— START Data segment —

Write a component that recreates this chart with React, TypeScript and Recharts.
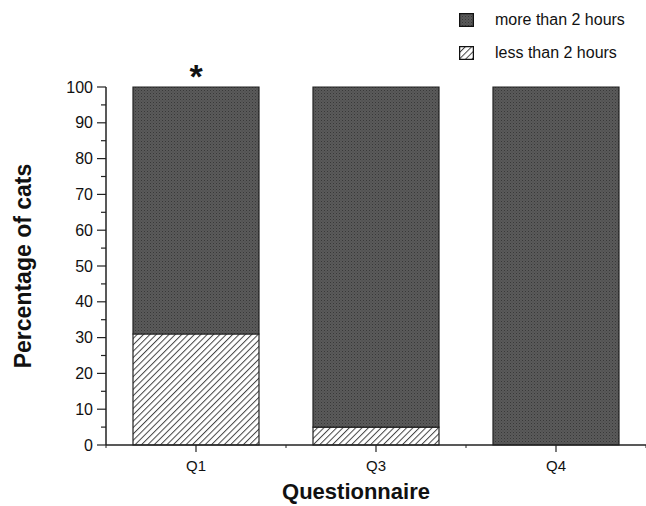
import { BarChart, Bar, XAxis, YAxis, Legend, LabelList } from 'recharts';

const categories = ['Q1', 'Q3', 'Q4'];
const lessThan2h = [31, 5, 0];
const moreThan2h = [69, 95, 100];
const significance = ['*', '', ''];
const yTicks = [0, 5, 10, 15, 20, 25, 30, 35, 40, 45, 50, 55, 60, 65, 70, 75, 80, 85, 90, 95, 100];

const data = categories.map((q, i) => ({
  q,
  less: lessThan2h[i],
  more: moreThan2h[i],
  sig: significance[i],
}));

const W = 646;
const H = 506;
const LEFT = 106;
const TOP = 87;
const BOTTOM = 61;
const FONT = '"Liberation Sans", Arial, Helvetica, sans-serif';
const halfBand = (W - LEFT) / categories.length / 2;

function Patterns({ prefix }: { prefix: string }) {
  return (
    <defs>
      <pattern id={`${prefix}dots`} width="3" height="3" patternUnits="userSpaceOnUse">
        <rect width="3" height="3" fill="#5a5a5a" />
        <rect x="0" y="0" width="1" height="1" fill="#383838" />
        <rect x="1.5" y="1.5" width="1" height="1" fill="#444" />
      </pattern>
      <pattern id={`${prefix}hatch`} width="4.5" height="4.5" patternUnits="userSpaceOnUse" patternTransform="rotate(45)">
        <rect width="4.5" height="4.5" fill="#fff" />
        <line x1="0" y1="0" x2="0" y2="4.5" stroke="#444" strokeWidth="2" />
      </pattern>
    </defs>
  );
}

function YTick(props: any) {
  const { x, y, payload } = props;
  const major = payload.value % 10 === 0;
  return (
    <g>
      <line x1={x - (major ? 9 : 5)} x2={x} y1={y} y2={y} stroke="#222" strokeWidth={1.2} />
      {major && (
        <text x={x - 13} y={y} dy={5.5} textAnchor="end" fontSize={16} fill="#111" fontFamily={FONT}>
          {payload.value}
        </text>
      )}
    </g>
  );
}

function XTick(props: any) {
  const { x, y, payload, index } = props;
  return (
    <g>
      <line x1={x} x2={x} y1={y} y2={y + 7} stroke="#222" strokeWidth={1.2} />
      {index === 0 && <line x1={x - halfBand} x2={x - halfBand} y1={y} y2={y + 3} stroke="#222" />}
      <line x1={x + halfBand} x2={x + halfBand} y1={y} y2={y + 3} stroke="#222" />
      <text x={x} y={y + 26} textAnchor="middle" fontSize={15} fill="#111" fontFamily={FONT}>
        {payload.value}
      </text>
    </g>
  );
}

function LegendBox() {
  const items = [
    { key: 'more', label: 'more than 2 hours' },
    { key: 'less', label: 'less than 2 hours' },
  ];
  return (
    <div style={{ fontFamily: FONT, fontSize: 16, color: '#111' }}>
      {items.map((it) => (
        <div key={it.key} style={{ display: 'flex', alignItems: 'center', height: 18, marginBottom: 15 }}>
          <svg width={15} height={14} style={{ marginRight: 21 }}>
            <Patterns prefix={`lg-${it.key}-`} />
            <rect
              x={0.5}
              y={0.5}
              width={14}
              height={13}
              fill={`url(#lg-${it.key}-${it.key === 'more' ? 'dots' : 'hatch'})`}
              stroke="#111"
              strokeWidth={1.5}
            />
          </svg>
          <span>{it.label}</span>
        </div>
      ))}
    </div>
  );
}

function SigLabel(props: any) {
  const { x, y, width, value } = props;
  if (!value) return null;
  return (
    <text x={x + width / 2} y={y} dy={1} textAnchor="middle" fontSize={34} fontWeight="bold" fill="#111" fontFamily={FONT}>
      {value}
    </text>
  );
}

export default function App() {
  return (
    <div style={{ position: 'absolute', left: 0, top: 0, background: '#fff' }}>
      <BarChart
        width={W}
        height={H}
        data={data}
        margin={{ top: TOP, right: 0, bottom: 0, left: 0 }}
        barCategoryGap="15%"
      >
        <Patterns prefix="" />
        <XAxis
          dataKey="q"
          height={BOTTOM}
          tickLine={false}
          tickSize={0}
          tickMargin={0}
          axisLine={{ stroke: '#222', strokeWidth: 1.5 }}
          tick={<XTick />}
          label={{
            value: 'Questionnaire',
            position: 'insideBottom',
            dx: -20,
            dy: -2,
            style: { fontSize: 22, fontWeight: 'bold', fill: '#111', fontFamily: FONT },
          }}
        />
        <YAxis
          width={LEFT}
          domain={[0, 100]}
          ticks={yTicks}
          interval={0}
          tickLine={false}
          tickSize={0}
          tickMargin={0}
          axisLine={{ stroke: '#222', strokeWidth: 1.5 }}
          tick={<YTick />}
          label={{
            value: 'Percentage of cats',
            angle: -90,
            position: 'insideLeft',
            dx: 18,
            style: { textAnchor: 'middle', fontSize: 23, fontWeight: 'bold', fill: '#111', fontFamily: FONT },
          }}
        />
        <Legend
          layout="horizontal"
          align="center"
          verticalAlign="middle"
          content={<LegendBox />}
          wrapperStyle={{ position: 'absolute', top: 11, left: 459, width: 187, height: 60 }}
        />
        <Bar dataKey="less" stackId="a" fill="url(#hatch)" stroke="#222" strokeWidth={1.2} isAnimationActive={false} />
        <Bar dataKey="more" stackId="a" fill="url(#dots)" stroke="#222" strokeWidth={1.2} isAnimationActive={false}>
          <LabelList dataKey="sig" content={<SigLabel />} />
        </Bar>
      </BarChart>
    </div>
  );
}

— END Data segment —

→ Problem details: Repeat the lines of the listing above verbatim, beginning at its first line and ending at the line containing "const halfBand = (W", which is included. Omit pictures.

→ Output:
Write a component that recreates this chart with React, TypeScript and Recharts.
import { BarChart, Bar, XAxis, YAxis, Legend, LabelList } from 'recharts';

const categories = ['Q1', 'Q3', 'Q4'];
const lessThan2h = [31, 5, 0];
const moreThan2h = [69, 95, 100];
const significance = ['*', '', ''];
const yTicks = [0, 5, 10, 15, 20, 25, 30, 35, 40, 45, 50, 55, 60, 65, 70, 75, 80, 85, 90, 95, 100];

const data = categories.map((q, i) => ({
  q,
  less: lessThan2h[i],
  more: moreThan2h[i],
  sig: significance[i],
}));

const W = 646;
const H = 506;
const LEFT = 106;
const TOP = 87;
const BOTTOM = 61;
const FONT = '"Liberation Sans", Arial, Helvetica, sans-serif';
const halfBand = (W - LEFT) / categories.length / 2;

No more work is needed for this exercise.